大聖堂についたのは午前11時過ぎ、ちょうどミサが始まるところで、異教徒の異邦人が中に踏み入れると、誰の作品知りませんがオルガン曲が鳴り響き、ミサ曲を皆で歌っていました。そして、はるか前方には世が世ならとんでもない富と権力を持っていたであろうマインツ大司教と思しき人がいて、曲が終わると説教していました。大聖堂だけあって天井も高く、説教が終わってアーメンという声が響き渡るのは、宗教は仰々しい仕掛けが大切なんだねえ、という感想を持たせるに十分でしたが、十分もいると飽きてしまうし、うろうろ見学もできないし(皆まじめにミサに参加しているので)、ラインの黄金を探しにライン川に向かいました。
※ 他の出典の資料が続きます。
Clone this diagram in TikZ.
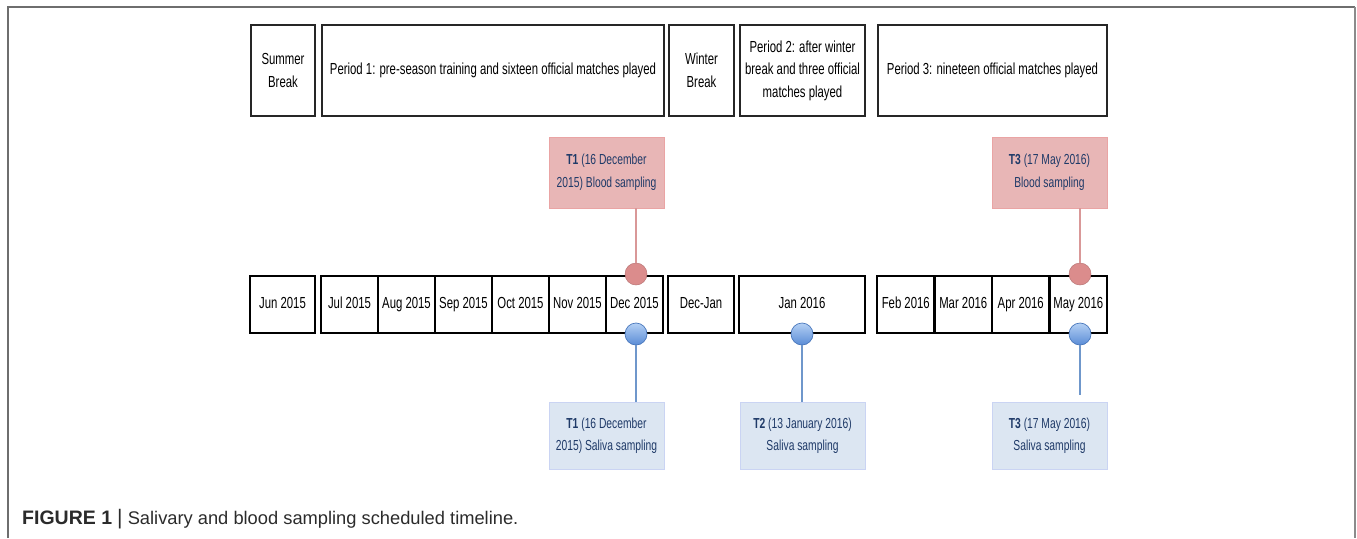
\documentclass[tikz,border=0pt]{standalone}
\usepackage{fontspec}
\setmainfont{Liberation Sans}
\newfontfamily\nar[FakeStretch=0.71]{Liberation Sans}
\definecolor{navy}{HTML}{1F3A68}
\definecolor{redfill}{HTML}{E8B6B6}
\definecolor{redline}{HTML}{D99898}
\definecolor{redcirc}{HTML}{DB8C8C}
\definecolor{bluefill}{HTML}{DCE6F2}
\definecolor{blueline}{HTML}{6F97CB}
\definecolor{bluetop}{HTML}{B4D0F4}
\definecolor{bluebot}{HTML}{5A8CD6}
\definecolor{blueedge}{HTML}{4A78BC}
\definecolor{framegray}{HTML}{6E6E6E}
\definecolor{captext}{HTML}{2B2B2B}
\tikzset{
  period/.style={draw=black!85, line width=1.3pt, inner sep=0pt, outer sep=0pt, minimum height=91pt, align=center, font=\nar\fontsize{16}{22.5}\selectfont},
  month/.style={draw=black, line width=2.4pt, inner sep=0pt, outer sep=0pt, minimum height=57pt, text height=11.5pt, text depth=3.4pt, font=\nar\fontsize{16}{18}\selectfont},
  bloodbox/.style={fill=redfill, draw=redfill!90!red, line width=0.6pt, inner sep=0pt, outer sep=0pt, minimum width=115pt, minimum height=71pt, align=center, text=navy, font=\nar\fontsize{14.5}{23}\selectfont},
  salivabox/.style={fill=bluefill, draw=bluefill!92!blue, line width=0.6pt, inner sep=0pt, outer sep=0pt, minimum height=67pt, align=center, text=navy, font=\nar\fontsize{14.5}{22.5}\selectfont},
  redcircle/.style={circle, fill=redcirc, draw=redcirc!85!black, line width=0.5pt, minimum size=22pt, inner sep=0pt, outer sep=0pt},
  bluecircle/.style={circle, top color=bluetop, bottom color=bluebot, draw=blueedge, line width=0.7pt, minimum size=22pt, inner sep=0pt, outer sep=0pt},
  redconn/.style={draw=redline, line width=1.8pt},
  blueconn/.style={draw=blueline, line width=1.8pt},
}
\begin{document}
\begin{tikzpicture}[x=1pt, y=-1pt]
\useasboundingbox (0,0) rectangle (1357,538);
% frame
\coordinate (ftl) at (8,7);
\coordinate (fbl) at (8,538);
\coordinate (ftr) at (1355,7);
\coordinate (fbr) at (1355,538);
\draw[framegray, line width=1.4pt] (fbl) -- (ftl) -- (ftr);
\draw[framegray!80, line width=2.6pt] (ftr) -- (fbr);

% period boxes
\node[period, minimum width=64pt] (summer) at (283,70.5) {Summer\\Break};
\node[period, minimum width=342pt] (p1) at (493,70.5) {Period 1: pre-season training and sixteen official matches played};
\node[period, minimum width=65pt] (winter) at (701.5,70.5) {Winter\\Break};
\node[period, minimum width=125pt] (p2) at (802.5,70.5) {Period 2: after winter\\break and three official\\matches played};
\node[period, minimum width=229pt] (p3) at (992.5,70.5) {Period 3: nineteen official matches played};

% timeline
\node[month, minimum width=65pt] (jun) at (282.5,304.5) {Jun 2015};
\node[month, minimum width=57pt] (jul) at (349.5,304.5) {Jul 2015};
\node[month, minimum width=57pt] (aug) at (406.5,304.5) {Aug 2015};
\node[month, minimum width=57pt] (sep) at (463.5,304.5) {Sep 2015};
\node[month, minimum width=57pt] (oct) at (520.5,304.5) {Oct 2015};
\node[month, minimum width=57pt] (nov) at (577.5,304.5) {Nov 2015};
\node[month, minimum width=57pt] (dec) at (634.5,304.5) {Dec 2015};
\node[month, minimum width=66pt] (decjan) at (701,304.5) {Dec-Jan};
\node[month, minimum width=126pt] (jan) at (802,304.5) {Jan 2016};
\node[month, minimum width=57.5pt] (feb) at (905.75,304.5) {Feb 2016};
\node[month, minimum width=57.5pt] (mar) at (963.25,304.5) {Mar 2016};
\node[month, minimum width=57.5pt] (apr) at (1020.75,304.5) {Apr 2016};
\node[month, minimum width=57.5pt] (may) at (1078.25,304.5) {May 2016};

% sample boxes
\node[bloodbox] (b1) at (606.5,172.5) {\textbf{T1} (16 December\\2015) Blood sampling};
\node[bloodbox] (b3) at (1049.5,172.5) {\textbf{T3} (17 May 2016)\\Blood sampling};
\node[salivabox, minimum width=115pt] (s1) at (606.5,435.5) {\textbf{T1} (16 December\\2015) Saliva sampling};
\node[salivabox, minimum width=125pt] (s2) at (802.5,435.5) {\textbf{T2} (13 January 2016)\\Saliva sampling};
\node[salivabox, minimum width=115pt] (s3) at (1049.5,435.5) {\textbf{T3} (17 May 2016)\\Saliva sampling};

% markers
\node[redcircle] (r1) at (636,274) {};
\node[redcircle] (r3) at (1080,274) {};
\node[bluecircle] (c1) at (636,334) {};
\node[bluecircle] (c2) at (802,334) {};
\node[bluecircle] (c3) at (1080,334) {};

% connectors
\draw[redconn] (r1.north) -- (r1.north |- b1.south);
\draw[redconn] (r3.north) -- (r3.north |- b3.south);
\draw[blueconn] (c1.south) -- (c1.south |- s1.north);
\draw[blueconn] (c2.south) -- (c2.south |- s2.north);
\draw[blueconn, shorten >=7pt] (c3.south) -- (c3.south |- s3.north);

% caption
\node[anchor=base west, inner sep=0pt, text=captext, font=\fontsize{18.3}{22}\selectfont] (cap) at (22,524) {{\bfseries\fontsize{19.5}{22}\selectfont FIGURE 1} {\fontsize{21}{22}\selectfont|} Salivary and blood sampling scheduled timeline.};
\end{tikzpicture}
\end{document}
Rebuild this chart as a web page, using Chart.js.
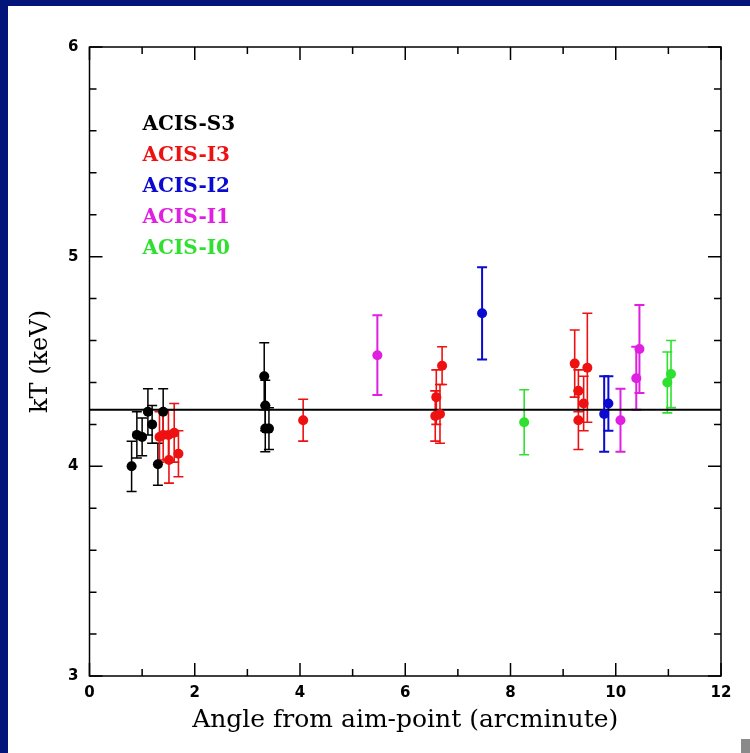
<!DOCTYPE html>
<html>
<head>
<meta charset="utf-8">
<script src="https://cdn.jsdelivr.net/npm/chart.js@4.4.0/dist/chart.umd.min.js"></script>
<style>
  html, body { margin: 0; padding: 0; }
  body { width: 750px; height: 753px; background: #03157a; position: relative; overflow: hidden; }
  #hoja { position: absolute; left: 8px; top: 6px; width: 742px; height: 747px; background: #fff; }
  #marca { position: absolute; left: 741px; top: 739px; width: 9px; height: 14px; background: #8a8a8a; }
  canvas { position: absolute; left: 0; top: 0; }
</style>
</head>
<body>
<div id="hoja"></div>
<div id="marca"></div>
<canvas id="grafico" width="750" height="753"></canvas>
<script>
// datos (x = angulo en arcmin, y = kT en keV, err = barra +/-)
const s3X = [0.80, 0.90, 1.00, 1.11, 1.19, 1.30, 1.40, 3.32, 3.34, 3.34, 3.41];
const s3Y = [4.00, 4.15, 4.14, 4.26, 4.20, 4.01, 4.26, 4.43, 4.29, 4.18, 4.18];
const s3Err = [0.12, 0.11, 0.09, 0.11, 0.09, 0.10, 0.11, 0.16, 0.12, 0.11, 0.10];

const i3X = [1.33, 1.40, 1.50, 1.61, 1.51, 1.69, 4.06, 6.57, 6.59, 6.66, 6.70, 9.22, 9.29, 9.29, 9.39, 9.46];
const i3Y = [4.14, 4.15, 4.15, 4.16, 4.03, 4.06, 4.22, 4.24, 4.33, 4.25, 4.48, 4.49, 4.36, 4.22, 4.30, 4.47];
const i3Err = [0.12, 0.12, 0.12, 0.14, 0.11, 0.11, 0.10, 0.12, 0.13, 0.14, 0.09, 0.16, 0.10, 0.14, 0.13, 0.26];

const i2X = [7.46, 9.78, 9.86];
const i2Y = [4.73, 4.25, 4.30];
const i2Err = [0.22, 0.18, 0.13];

const i1X = [5.47, 10.09, 10.39, 10.45];
const i1Y = [4.53, 4.22, 4.42, 4.56];
const i1Err = [0.19, 0.15, 0.15, 0.21];

const i0X = [8.26, 10.98, 11.05];
const i0Y = [4.21, 4.40, 4.44];
const i0Err = [0.155, 0.145, 0.16];

const detectores = ['ACIS-S3', 'ACIS-I3', 'ACIS-I2', 'ACIS-I1', 'ACIS-I0'];
const colores = ['#000000', '#ee1111', '#0a0ad0', '#e020e0', '#30e030'];

const mediaKT = 4.27;
const xTicks = [0, 2, 4, 6, 8, 10, 12];
const yTicks = [3, 4, 5, 6];

function puntos(xs, ys) {
    return xs.map((x, i) => ({ x: x, y: ys[i] }));
}

const series = [
    { x: s3X, y: s3Y, err: s3Err, grosor: 1.5 },
    { x: i3X, y: i3Y, err: i3Err, grosor: 1.6 },
    { x: i2X, y: i2Y, err: i2Err, grosor: 2 },
    { x: i1X, y: i1Y, err: i1Err, grosor: 2 },
    { x: i0X, y: i0Y, err: i0Err, grosor: 1.6 }
];

const datasets = series.map((s, k) => ({
    type: 'scatter',
    label: detectores[k],
    data: puntos(s.x, s.y),
    err: s.err,
    grosor: s.grosor,
    backgroundColor: colores[k],
    borderColor: colores[k],
    pointRadius: 5,
    pointBorderWidth: 0
}));

// linea horizontal del valor medio
datasets.push({
    type: 'line',
    label: 'media',
    data: [{ x: 0, y: mediaKT }, { x: 12, y: mediaKT }],
    borderColor: '#000',
    borderWidth: 2,
    pointRadius: 0
});

// barras de error, marco, ticks hacia dentro y leyenda
const extras = {
    id: 'extras',
    beforeDatasetsDraw(chart) {
        const ctx = chart.ctx;
        const xs = chart.scales.x, ys = chart.scales.y;
        chart.data.datasets.forEach(ds => {
            if (!ds.err) return;
            ctx.save();
            ctx.strokeStyle = ds.borderColor;
            ctx.lineWidth = ds.grosor;
            ds.data.forEach((p, i) => {
                const px = xs.getPixelForValue(p.x);
                const arriba = ys.getPixelForValue(p.y + ds.err[i]);
                const abajo = ys.getPixelForValue(p.y - ds.err[i]);
                ctx.beginPath();
                ctx.moveTo(px, arriba); ctx.lineTo(px, abajo);
                ctx.moveTo(px - 5, arriba); ctx.lineTo(px + 5, arriba);
                ctx.moveTo(px - 5, abajo); ctx.lineTo(px + 5, abajo);
                ctx.stroke();
            });
            ctx.restore();
        });
    },
    afterDraw(chart) {
        const ctx = chart.ctx;
        const a = chart.chartArea;
        const xs = chart.scales.x, ys = chart.scales.y;
        ctx.save();
        ctx.strokeStyle = '#000';
        ctx.lineWidth = 1.5;
        ctx.strokeRect(a.left, a.top, a.right - a.left, a.bottom - a.top);

        ctx.beginPath();
        for (let v = 0; v <= 12; v++) {
            const px = xs.getPixelForValue(v);
            const largo = v % 2 === 0 ? 13 : 7;
            ctx.moveTo(px, a.bottom); ctx.lineTo(px, a.bottom - largo);
            ctx.moveTo(px, a.top); ctx.lineTo(px, a.top + largo);
        }
        for (let k = 0; k <= 15; k++) {
            const v = 3 + k * 0.2;
            const py = ys.getPixelForValue(v);
            const largo = k % 5 === 0 ? 13 : 7;
            ctx.moveTo(a.left, py); ctx.lineTo(a.left + largo, py);
            ctx.moveTo(a.right, py); ctx.lineTo(a.right - largo, py);
        }
        ctx.stroke();

        // leyenda
        ctx.font = 'bold 20px "DejaVu Serif"';
        ctx.textBaseline = 'middle';
        ctx.textAlign = 'left';
        detectores.forEach((t, k) => {
            ctx.fillStyle = colores[k];
            ctx.fillText(t, a.left + 53, a.top + 78 + k * 30.9);
        });
        ctx.restore();
    }
};

new Chart(document.getElementById('grafico'), {
    data: { datasets },
    plugins: [extras],
    options: {
        responsive: false,
        animation: false,
        layout: { padding: { top: 47, right: 29, left: 12, bottom: 8 } },
        plugins: {
            legend: { display: false },
            tooltip: { enabled: false }
        },
        scales: {
            x: {
                type: 'linear',
                min: 0,
                max: 12,
                afterFit: s => { s.height = 69; },
                afterBuildTicks: s => { s.ticks = xTicks.map(v => ({ value: v })); },
                grid: { display: false, drawTicks: false },
                border: { display: false },
                ticks: { color: '#000', padding: 8, maxRotation: 0, font: { family: 'DejaVu Sans', weight: 'bold', size: 15 } },
                title: {
                    display: true,
                    text: 'Angle from aim-point (arcminute)',
                    color: '#000',
                    padding: { top: 0, bottom: 10 },
                    font: { family: 'DejaVu Serif', size: 25 }
                }
            },
            y: {
                type: 'linear',
                min: 3,
                max: 6,
                afterFit: s => { s.width = 77.5; },
                afterBuildTicks: s => { s.ticks = yTicks.map(v => ({ value: v })); },
                grid: { display: false, drawTicks: false },
                border: { display: false },
                ticks: { color: '#000', padding: 11, font: { family: 'DejaVu Sans', weight: 'bold', size: 15 } },
                title: {
                    display: true,
                    text: 'kT (keV)',
                    color: '#000',
                    padding: { top: 14, bottom: 0 },
                    font: { family: 'DejaVu Serif', size: 24 }
                }
            }
        }
    }
});
</script>
</body>
</html>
ライン川は雨で増水の上、茶色く濁っていまして、いやあラインの3人の老婆でも出そうな感じでした(キース・ウォーナーは登場させたそうで...)。コブレンツへ向かうライン下りの発着場に行くと、そこには「ラインの黄金テラス」があり、その裏には「ラインの黄金ホール」がありまして、考えることは皆同じだと思いましたねえ、テラスが閉まっていたのは残念です、どんなネーミングのメニューが並んでいたのだろうかちょっと期待していたのですけど。ライン川とライン観光の船以外は何もなく、風雨がきつくなってきたので、来た道を辿ってフランクフルトに戻りました。